Tech & AI

Kalshi Has Been Temporarily Banned in Nevada


Kalshi has been temporarily banned in Nevada, marking the latest escalation in the widening regulatory war over prediction markets. The First Judicial District Court of Nevada has issued a 14 day restraining order, effective immediately, barring the company from “offering a derivatives exchange and prediction market which offers event-based contracts relating to sports, election, and entertainment related events” without first obtaining gaming licenses.

This is the first time a US state has forced the company to cease operations. Kalshi declined to comment.

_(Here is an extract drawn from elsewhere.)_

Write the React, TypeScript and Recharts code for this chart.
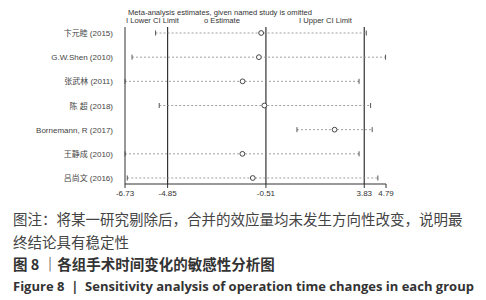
import React from "react";
import {
  ComposedChart,
  Line,
  ErrorBar,
  XAxis,
  YAxis,
  ReferenceLine,
} from "recharts";

// studies omitted one at a time, top to bottom
const studies = [
  "卞元睦 (2015)",
  "G.W.Shen (2010)",
  "张武林 (2011)",
  "陈 超 (2018)",
  "Bornemann, R (2017)",
  "王静成 (2010)",
  "吕尚文 (2016)",
];
const estimate = [-0.72, -0.82, -1.54, -0.58, 2.52, -1.55, -1.09];
const lowerCI = [-5.38, -6.42, -6.73, -5.22, 0.86, -6.73, -6.63];
const upperCI = [3.92, 4.77, 3.6, 4.11, 4.18, 3.6, 4.43];

const xTicks = [-6.73, -4.85, -0.51, 3.83, 4.79];
const pooledLines = [-4.85, -0.51, 3.83];

const data = studies.map((study, i) => ({
  study,
  est: estimate[i],
  low: lowerCI[i],
  high: upperCI[i],
  err: [estimate[i] - lowerCI[i], upperCI[i] - estimate[i]],
}));

const chartFont = "'Liberation Sans', Arial, 'Noto Sans CJK SC', sans-serif";
const cjkFont = "'Noto Sans CJK SC', 'Noto Sans', sans-serif";

const fmt = (v: number) => (v < 0 ? "-" + Math.abs(v).toFixed(2) : v.toFixed(2));

const capDot = (p: any) => (
  <line
    key={p.key ?? `${p.cx}-${p.cy}`}
    x1={p.cx}
    x2={p.cx}
    y1={p.cy - 2.5}
    y2={p.cy + 2.5}
    stroke="#555"
    strokeWidth={1}
  />
);

const estDot = (p: any) => (
  <circle
    key={p.key ?? `${p.cx}-${p.cy}`}
    cx={p.cx}
    cy={p.cy}
    r={2.4}
    fill="#fff"
    stroke="#444"
    strokeWidth={1}
  />
);

// plain text tick so the long names don't wrap
const StudyTick = (p: any) => (
  <text
    x={p.x}
    y={p.y}
    dy={3}
    textAnchor="end"
    fontSize={8}
    fill="#444"
    fontFamily={chartFont}
  >
    {p.payload.value}
  </text>
);

export default function App() {
  return (
    <div
      style={{
        position: "absolute",
        left: 0,
        top: 0,
        width: 486,
        height: 300,
        background: "#fff",
        fontFamily: chartFont,
      }}
    >
      <div style={{ position: "absolute", left: 128, top: 8, fontSize: 7.6, color: "#333", whiteSpace: "nowrap" }}>
        Meta-analysis estimates, given named study is omitted
      </div>
      <div style={{ position: "absolute", left: 126, top: 16, fontSize: 7.6, color: "#333", whiteSpace: "nowrap" }}>
        I Lower CI Limit
      </div>
      <div style={{ position: "absolute", left: 204, top: 16, fontSize: 7.6, color: "#333", whiteSpace: "nowrap" }}>
        o Estimate
      </div>
      <div style={{ position: "absolute", left: 299, top: 16, fontSize: 7.6, color: "#333", whiteSpace: "nowrap" }}>
        I Upper CI Limit
      </div>

      <div style={{ position: "absolute", left: 0, top: 0 }}>
        <ComposedChart
          width={486}
          height={200}
          data={data}
          layout="vertical"
          margin={{ top: 27, right: 100, bottom: 0, left: 0 }}
        >
          <XAxis
            type="number"
            domain={[-6.73, 4.79]}
            ticks={xTicks}
            interval={0}
            tickFormatter={fmt}
            height={16}
            stroke="#333"
            tickSize={4}
            tick={{ fontSize: 8, fill: "#333", fontFamily: chartFont }}
          />
          <YAxis
            type="category"
            dataKey="study"
            scale="point"
            padding={{ top: 6, bottom: 6 }}
            width={125}
            stroke="#333"
            tickLine={false}
            tickMargin={6}
            interval={0}
            tick={<StudyTick />}
          />
          {pooledLines.map((v) => (
            <ReferenceLine key={v} x={v} stroke="#333" strokeWidth={1.2} />
          ))}
          <Line dataKey="low" stroke="none" dot={capDot} isAnimationActive={false} />
          <Line dataKey="high" stroke="none" dot={capDot} isAnimationActive={false} />
          <Line dataKey="est" stroke="none" dot={estDot} isAnimationActive={false}>
            <ErrorBar
              dataKey="err"
              direction="x"
              width={0}
              stroke="#888"
              strokeWidth={0.8}
              strokeDasharray="2 2"
            />
          </Line>
        </ComposedChart>
      </div>

      <div
        style={{
          position: "absolute",
          left: 13,
          top: 207,
          width: 470,
          fontFamily: cjkFont,
          fontSize: 14.5,
          lineHeight: "23px",
          color: "#444",
        }}
      >
        <div>图注：将某一研究剔除后，合并的效应量均未发生方向性改变，说明最</div>
        <div>终结论具有稳定性</div>
        <div style={{ fontWeight: 700, color: "#333", marginTop: -1 }}>图 8 ｜各组手术时间变化的敏感性分析图</div>
        <div style={{ fontWeight: 700, color: "#333", fontFamily: "'Open Sans', 'Noto Sans', sans-serif", fontSize: 13 }}>
          Figure 8 &nbsp;| &nbsp;Sensitivity analysis of operation time changes in each group
        </div>
      </div>
    </div>
  );
}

This particular legal battle began just over a year ago, when Nevada regulators sent Kalshi a cease-and-desist letter demanding that it stop offering sports-related events contracts. That initiated a messy tug-of-war between plaintiffs and defendants as the case moved between state and federal court. Until now, Kalshi could keep operating in the state as its lawyers sparred with authorities in what the company has described as a “jurisdictional quagmire.”

After the 14 days, the court will then assess whether to extend the ban for the duration of the court case. “The expectation here is that the judge will convert the 14 day TRO to a case-long preliminary injunction,” says gaming lawyer Daniel Wallach.

The ruling comes after a particularly turbulent few weeks for Kalshi. On Tuesday, the Arizona attorney general brought criminal charges against the company, accusing it of running an illegal gambling operation. Just days earlier, Kalshi filed a lawsuit against Arizona state regulators pre-emptively challenging any effort to make it follow state gambling laws.

Dozens of similar legal battles are underway across the country over whether prediction markets should be forced to abide by state gambling laws, including in Ohio, Tennessee, and Massachusetts.

A number of prominent prediction market platforms, including Kalshi, offer sports-related contracts to people over 18 across the United States, even where state gambling laws prohibit sports betting. The result is that a 19-year-old in Utah can put money on the outcome of a soccer game through prediction markets, but not through sports betting, since the state outlaws it altogether. It also means that a 19-year-old in Indiana can make a similar prediction market wager, even though state gambling law prohibits people under 21 from placing bets. This has made a growing group of bipartisan lawmakers furious.

Kalshi argues that its sports-related event contracts—where, for example, someone can wager on which teams would win the Super Bowl or a particular March Madness basketball game—are not a form of betting. Instead, the company says they should be viewed as financial instruments known as “swaps.” So far, the federal government agrees. The Commodity Futures Trading Commission (CFTC), the US agency that oversees swaps and other derivatives markets, maintains that it has exclusive jurisdiction over prediction markets. The agency’s head, Michael Selig, has forcefully rejected claims that the industry should be subject to state gambling laws, telling critics that he will see them “in court.”

The federal government’s stance hasn’t deterred various state attorneys and gaming commissions from continuing their legal fights—and they’ve recently notched some notable victories. In January, Nevada blocked Polymarket from operating within the state; the temporary restraining order is in place through April. It was a victory for the prediction markets-are-gambling side, albeit a limited one:While Polymarket does have a modest official US presence, the bulk of its trading volume takes place on its global exchange, which is technically blocked in the US but accessible to traders willing to use virtual private networks (VPNs) to get around the ban.

Last week, a judge in Ohio rebuffed Kalshi after the prediction market company filed for a preliminary injunction to prevent state regulators from pursuing it for violating state gambling laws. In her order denying Kalshi’s motion, United States District Court for the Southern District of Ohio Judge Sarah D. Morrison wrote that the court had an obligation to “avoid absurdity.”